▶ _Exercise aim_
Pictures are not part of the copy. Retype the lines from the first one through the line that contains "27px/30px 'Liberation Serif','Noto".

──────── Stored data

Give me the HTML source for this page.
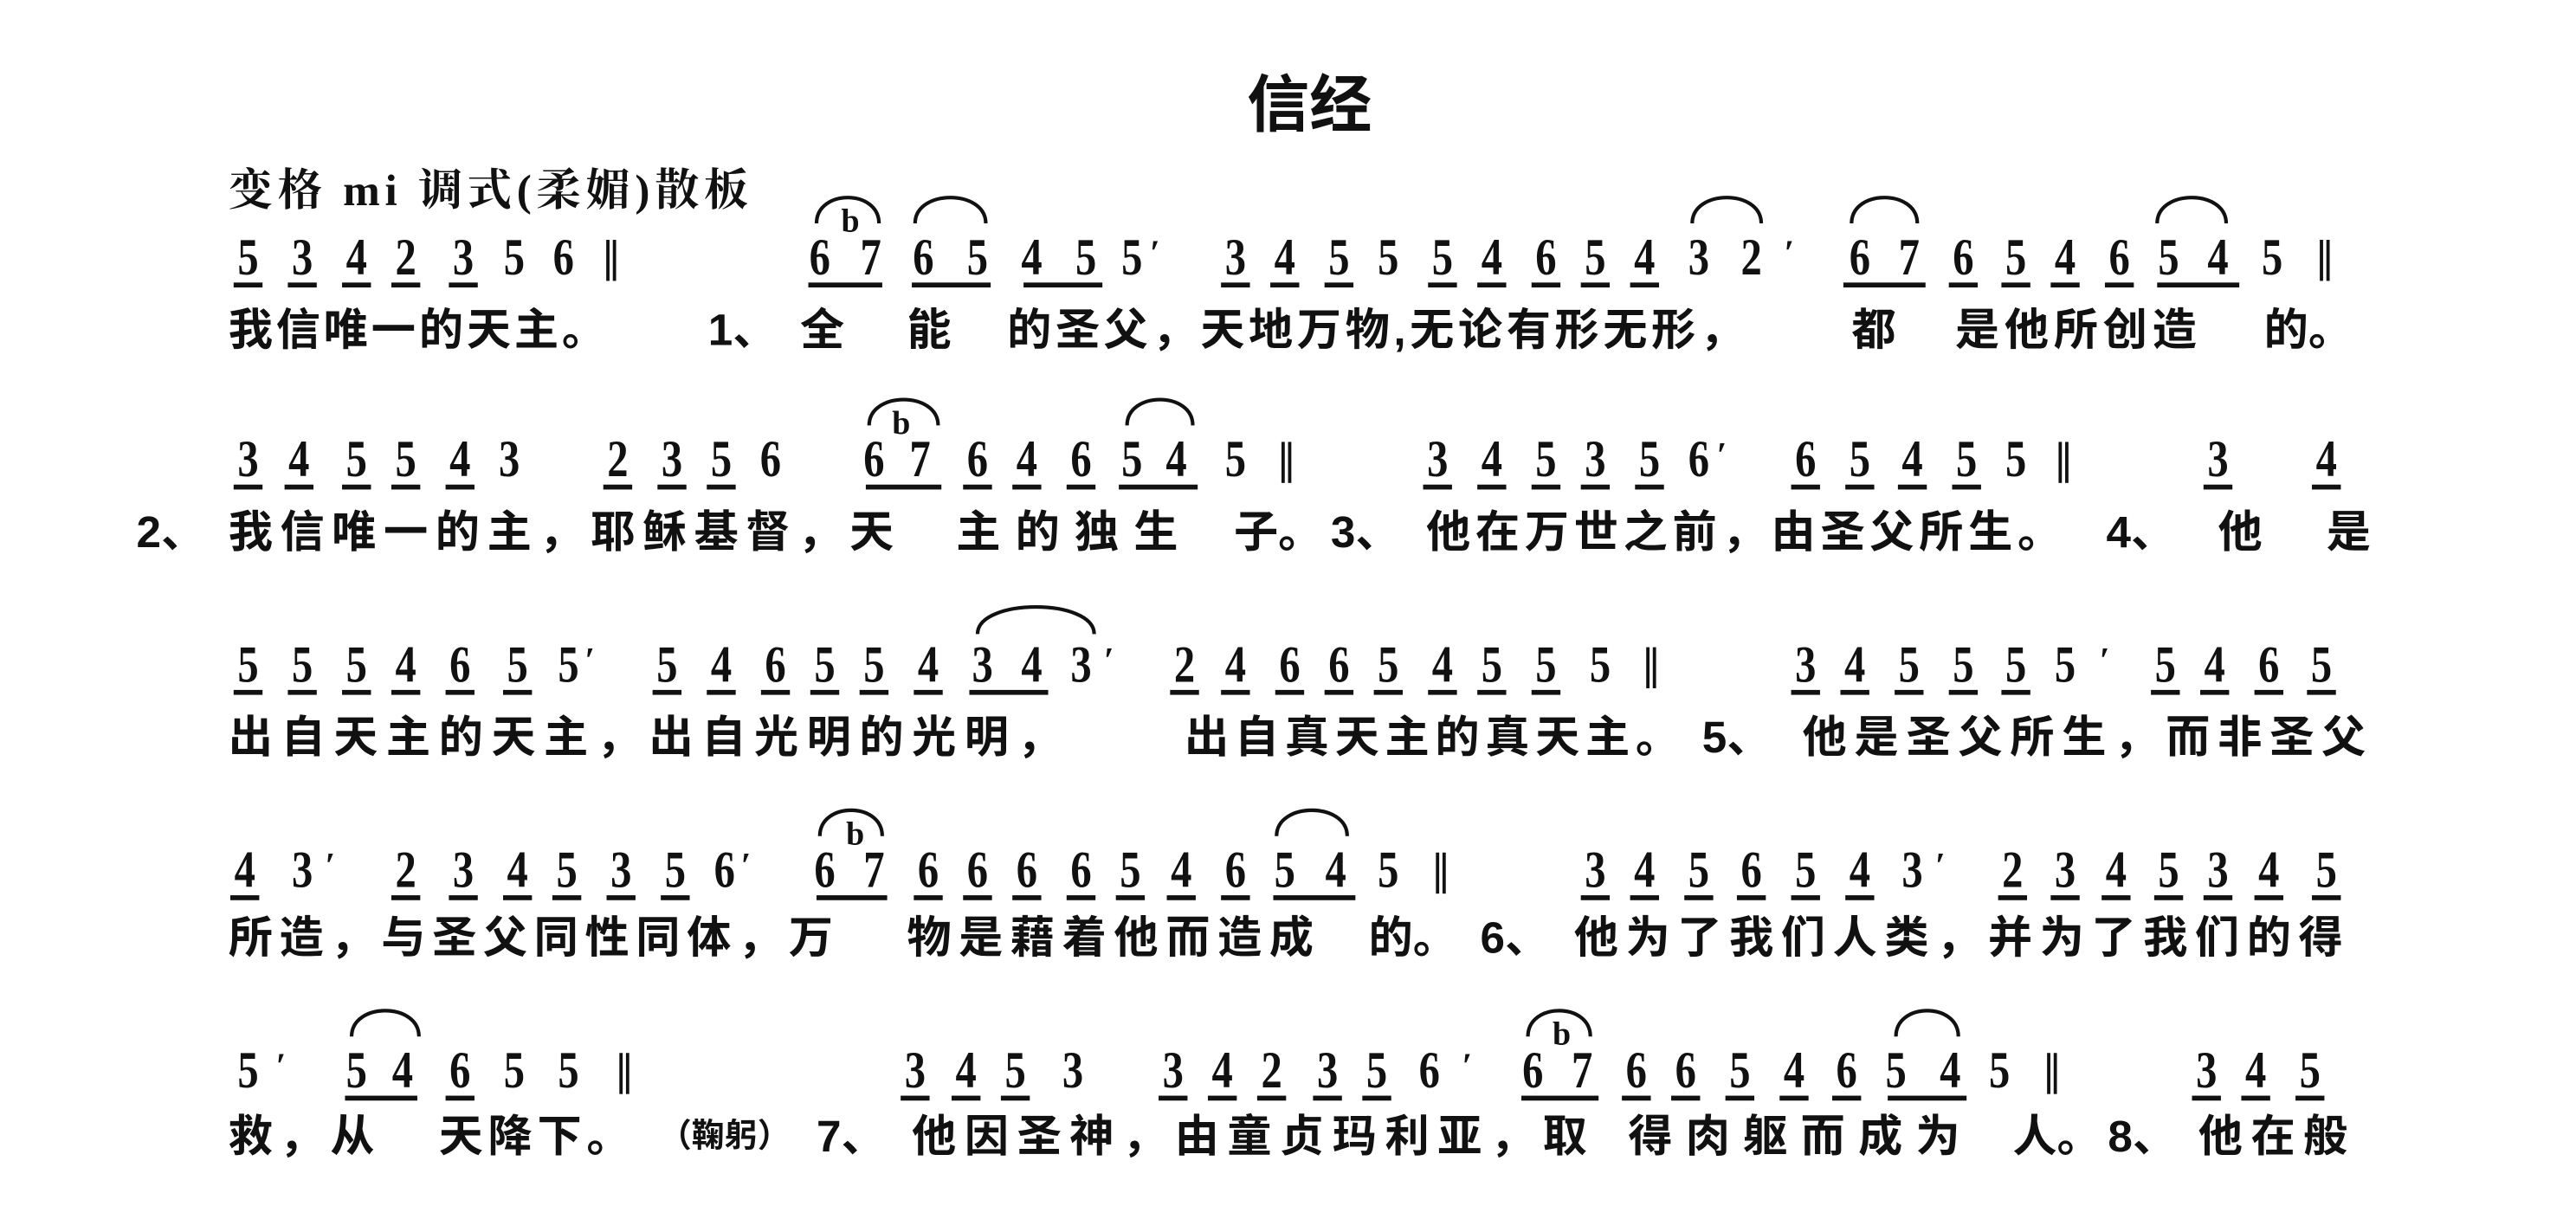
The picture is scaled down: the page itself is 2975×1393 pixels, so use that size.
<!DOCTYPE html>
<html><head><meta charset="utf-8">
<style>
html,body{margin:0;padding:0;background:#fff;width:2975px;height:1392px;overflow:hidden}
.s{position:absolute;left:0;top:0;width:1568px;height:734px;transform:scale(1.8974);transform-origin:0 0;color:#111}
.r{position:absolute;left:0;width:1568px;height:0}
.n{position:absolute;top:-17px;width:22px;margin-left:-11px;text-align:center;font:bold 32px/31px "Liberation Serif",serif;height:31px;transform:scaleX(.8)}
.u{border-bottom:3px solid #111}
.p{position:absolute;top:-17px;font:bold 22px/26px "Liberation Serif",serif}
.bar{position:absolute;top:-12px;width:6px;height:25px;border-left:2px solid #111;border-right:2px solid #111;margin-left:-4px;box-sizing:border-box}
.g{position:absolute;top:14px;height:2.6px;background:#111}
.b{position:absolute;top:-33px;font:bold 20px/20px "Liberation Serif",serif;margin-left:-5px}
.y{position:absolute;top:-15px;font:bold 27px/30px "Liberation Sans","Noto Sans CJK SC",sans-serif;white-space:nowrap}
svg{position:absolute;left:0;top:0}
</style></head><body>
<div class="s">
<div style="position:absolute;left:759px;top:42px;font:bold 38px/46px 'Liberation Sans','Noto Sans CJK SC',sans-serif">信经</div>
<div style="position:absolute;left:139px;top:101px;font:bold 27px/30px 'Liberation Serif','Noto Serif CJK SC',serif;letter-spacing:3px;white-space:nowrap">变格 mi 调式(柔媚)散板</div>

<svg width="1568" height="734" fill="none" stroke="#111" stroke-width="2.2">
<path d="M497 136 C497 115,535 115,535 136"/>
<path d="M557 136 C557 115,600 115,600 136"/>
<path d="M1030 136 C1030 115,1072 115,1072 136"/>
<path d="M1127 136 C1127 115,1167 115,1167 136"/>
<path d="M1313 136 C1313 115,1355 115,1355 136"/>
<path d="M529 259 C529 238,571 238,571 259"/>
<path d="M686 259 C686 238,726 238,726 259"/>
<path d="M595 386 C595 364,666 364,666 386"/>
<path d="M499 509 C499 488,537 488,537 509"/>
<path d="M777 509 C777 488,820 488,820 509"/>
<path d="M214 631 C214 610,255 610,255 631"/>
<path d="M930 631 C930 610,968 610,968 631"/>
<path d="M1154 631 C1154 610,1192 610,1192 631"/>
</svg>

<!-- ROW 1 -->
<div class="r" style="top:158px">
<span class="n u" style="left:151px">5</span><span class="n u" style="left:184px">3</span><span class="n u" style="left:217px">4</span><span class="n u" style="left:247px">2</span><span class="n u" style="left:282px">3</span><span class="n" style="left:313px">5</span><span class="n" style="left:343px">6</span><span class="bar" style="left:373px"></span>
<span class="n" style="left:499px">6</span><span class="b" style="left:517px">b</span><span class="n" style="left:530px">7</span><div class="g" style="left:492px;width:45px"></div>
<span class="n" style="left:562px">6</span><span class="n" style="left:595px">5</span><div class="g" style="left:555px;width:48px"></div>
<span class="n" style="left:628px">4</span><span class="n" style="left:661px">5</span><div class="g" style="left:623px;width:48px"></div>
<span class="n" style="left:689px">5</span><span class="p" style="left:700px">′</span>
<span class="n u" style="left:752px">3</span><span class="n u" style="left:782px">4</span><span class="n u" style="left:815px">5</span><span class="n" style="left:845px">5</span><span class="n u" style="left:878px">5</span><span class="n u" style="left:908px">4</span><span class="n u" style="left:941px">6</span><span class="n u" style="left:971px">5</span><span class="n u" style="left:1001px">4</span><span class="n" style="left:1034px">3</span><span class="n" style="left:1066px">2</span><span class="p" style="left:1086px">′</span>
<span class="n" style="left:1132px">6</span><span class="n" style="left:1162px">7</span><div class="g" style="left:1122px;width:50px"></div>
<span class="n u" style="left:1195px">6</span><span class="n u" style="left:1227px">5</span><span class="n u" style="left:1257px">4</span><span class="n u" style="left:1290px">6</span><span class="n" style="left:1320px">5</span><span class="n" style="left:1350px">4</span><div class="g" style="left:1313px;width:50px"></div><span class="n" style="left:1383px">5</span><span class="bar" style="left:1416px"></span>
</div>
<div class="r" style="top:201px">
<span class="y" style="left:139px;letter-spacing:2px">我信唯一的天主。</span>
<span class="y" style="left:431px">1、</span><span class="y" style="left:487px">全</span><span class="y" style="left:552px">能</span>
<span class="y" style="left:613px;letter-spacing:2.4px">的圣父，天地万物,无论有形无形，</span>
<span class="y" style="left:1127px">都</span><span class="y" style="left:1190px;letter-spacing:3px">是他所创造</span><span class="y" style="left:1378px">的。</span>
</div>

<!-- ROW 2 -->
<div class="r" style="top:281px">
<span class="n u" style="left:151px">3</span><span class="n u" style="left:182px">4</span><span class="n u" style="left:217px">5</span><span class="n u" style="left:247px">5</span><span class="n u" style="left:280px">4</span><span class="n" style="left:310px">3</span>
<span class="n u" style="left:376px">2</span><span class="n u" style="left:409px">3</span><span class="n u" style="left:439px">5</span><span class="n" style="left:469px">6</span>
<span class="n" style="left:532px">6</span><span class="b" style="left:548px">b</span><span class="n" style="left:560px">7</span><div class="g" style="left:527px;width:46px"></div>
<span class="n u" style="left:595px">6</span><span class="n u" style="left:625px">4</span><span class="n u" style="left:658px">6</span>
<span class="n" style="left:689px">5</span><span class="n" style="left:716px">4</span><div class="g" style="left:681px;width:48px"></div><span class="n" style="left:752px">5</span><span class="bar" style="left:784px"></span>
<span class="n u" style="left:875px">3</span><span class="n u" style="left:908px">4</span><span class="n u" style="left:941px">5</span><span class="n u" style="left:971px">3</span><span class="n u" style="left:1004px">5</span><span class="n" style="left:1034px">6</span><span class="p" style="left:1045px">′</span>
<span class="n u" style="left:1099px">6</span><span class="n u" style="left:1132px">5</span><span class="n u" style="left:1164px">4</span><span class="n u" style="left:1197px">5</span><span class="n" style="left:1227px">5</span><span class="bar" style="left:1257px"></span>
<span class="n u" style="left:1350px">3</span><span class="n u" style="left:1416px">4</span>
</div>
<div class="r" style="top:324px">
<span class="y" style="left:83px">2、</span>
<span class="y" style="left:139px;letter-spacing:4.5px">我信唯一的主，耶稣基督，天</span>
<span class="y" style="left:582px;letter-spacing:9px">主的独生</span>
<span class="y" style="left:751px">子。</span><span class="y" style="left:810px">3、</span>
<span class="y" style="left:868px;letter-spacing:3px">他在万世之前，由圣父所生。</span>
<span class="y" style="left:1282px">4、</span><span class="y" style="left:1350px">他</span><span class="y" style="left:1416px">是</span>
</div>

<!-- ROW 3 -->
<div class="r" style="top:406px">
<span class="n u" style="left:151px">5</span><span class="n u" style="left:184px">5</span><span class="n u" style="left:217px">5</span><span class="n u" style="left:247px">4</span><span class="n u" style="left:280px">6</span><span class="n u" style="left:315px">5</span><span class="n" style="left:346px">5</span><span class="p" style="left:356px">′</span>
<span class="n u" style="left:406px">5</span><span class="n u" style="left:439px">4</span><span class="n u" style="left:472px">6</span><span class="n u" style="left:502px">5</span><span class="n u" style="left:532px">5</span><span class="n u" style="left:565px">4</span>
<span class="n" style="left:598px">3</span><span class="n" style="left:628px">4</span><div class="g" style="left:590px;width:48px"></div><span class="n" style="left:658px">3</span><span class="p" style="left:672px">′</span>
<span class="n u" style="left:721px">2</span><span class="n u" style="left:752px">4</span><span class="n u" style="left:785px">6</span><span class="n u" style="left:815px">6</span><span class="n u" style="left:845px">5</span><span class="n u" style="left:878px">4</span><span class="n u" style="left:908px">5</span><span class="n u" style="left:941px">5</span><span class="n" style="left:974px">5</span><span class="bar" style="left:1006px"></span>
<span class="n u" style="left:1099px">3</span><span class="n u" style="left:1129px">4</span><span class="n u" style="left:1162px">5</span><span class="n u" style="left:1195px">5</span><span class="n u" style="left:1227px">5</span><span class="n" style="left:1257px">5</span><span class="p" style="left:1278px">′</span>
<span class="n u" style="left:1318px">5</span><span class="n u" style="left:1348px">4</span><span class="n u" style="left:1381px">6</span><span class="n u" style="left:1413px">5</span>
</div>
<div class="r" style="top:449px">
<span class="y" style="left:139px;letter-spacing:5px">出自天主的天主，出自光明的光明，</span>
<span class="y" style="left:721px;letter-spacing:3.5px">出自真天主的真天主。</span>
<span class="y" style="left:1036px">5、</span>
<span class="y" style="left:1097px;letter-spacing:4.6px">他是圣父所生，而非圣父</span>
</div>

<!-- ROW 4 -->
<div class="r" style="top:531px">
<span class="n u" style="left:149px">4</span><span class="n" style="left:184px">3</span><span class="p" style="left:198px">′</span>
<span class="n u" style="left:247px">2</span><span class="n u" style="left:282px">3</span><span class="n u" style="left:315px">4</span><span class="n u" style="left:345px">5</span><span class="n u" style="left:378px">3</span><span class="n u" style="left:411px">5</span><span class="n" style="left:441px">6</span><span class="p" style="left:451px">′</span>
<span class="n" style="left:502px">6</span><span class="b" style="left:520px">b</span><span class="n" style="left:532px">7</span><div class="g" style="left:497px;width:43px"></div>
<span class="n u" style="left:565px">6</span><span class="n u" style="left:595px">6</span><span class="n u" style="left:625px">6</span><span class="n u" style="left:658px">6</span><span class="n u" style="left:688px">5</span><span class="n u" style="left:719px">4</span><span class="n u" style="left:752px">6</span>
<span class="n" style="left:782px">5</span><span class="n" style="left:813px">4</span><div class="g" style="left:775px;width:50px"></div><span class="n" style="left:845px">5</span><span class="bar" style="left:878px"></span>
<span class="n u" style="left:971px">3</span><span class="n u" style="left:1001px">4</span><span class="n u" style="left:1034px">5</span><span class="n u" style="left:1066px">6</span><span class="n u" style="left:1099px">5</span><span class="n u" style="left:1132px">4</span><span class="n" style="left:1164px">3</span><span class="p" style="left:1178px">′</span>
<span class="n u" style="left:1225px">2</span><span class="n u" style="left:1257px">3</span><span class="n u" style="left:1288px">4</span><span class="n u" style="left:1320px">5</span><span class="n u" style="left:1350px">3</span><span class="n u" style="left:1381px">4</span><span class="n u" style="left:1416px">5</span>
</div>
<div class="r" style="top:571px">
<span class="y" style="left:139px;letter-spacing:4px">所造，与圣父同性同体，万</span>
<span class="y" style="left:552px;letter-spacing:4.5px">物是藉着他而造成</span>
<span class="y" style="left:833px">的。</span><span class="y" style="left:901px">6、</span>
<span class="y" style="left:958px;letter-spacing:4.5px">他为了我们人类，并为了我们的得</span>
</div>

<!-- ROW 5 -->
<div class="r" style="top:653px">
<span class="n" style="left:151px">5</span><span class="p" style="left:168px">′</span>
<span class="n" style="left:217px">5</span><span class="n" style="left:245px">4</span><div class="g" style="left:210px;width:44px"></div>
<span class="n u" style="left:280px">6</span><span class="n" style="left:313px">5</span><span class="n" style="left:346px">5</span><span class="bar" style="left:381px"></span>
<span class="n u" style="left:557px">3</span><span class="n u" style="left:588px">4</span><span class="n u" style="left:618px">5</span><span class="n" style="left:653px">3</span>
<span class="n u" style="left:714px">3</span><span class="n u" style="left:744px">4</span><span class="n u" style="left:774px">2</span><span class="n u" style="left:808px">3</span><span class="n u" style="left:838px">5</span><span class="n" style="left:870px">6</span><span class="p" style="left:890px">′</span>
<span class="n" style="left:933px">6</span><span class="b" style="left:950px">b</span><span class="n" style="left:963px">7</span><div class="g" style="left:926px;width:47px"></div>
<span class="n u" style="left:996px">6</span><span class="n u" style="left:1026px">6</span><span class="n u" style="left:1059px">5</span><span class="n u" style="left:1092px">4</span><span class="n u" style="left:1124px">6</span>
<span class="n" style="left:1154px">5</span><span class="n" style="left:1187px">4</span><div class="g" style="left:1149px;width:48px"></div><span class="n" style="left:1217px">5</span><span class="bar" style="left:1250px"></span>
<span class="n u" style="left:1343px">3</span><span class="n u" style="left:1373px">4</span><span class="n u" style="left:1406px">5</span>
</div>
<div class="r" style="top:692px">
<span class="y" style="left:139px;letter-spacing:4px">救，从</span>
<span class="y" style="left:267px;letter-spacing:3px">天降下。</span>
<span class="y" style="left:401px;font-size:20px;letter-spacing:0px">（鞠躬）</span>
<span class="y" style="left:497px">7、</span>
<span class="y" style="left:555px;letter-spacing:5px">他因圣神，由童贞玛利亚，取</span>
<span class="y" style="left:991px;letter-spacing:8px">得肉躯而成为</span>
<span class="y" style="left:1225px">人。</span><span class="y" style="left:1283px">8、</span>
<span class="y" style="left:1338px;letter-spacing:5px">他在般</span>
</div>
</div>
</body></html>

────────────────

▶ _Expected output_
Give me the HTML source for this page.
The picture is scaled down: the page itself is 2975×1393 pixels, so use that size.
<!DOCTYPE html>
<html><head><meta charset="utf-8">
<style>
html,body{margin:0;padding:0;background:#fff;width:2975px;height:1392px;overflow:hidden}
.s{position:absolute;left:0;top:0;width:1568px;height:734px;transform:scale(1.8974);transform-origin:0 0;color:#111}
.r{position:absolute;left:0;width:1568px;height:0}
.n{position:absolute;top:-17px;width:22px;margin-left:-11px;text-align:center;font:bold 32px/31px "Liberation Serif",serif;height:31px;transform:scaleX(.8)}
.u{border-bottom:3px solid #111}
.p{position:absolute;top:-17px;font:bold 22px/26px "Liberation Serif",serif}
.bar{position:absolute;top:-12px;width:6px;height:25px;border-left:2px solid #111;border-right:2px solid #111;margin-left:-4px;box-sizing:border-box}
.g{position:absolute;top:14px;height:2.6px;background:#111}
.b{position:absolute;top:-33px;font:bold 20px/20px "Liberation Serif",serif;margin-left:-5px}
.y{position:absolute;top:-15px;font:bold 27px/30px "Liberation Sans","Noto Sans CJK SC",sans-serif;white-space:nowrap}
svg{position:absolute;left:0;top:0}
</style></head><body>
<div class="s">
<div style="position:absolute;left:759px;top:42px;font:bold 38px/46px 'Liberation Sans','Noto Sans CJK SC',sans-serif">信经</div>
<div style="position:absolute;left:139px;top:101px;font:bold 27px/30px 'Liberation Serif','Noto Serif CJK SC',serif;letter-spacing:3px;white-space:nowrap">变格 mi 调式(柔媚)散板</div>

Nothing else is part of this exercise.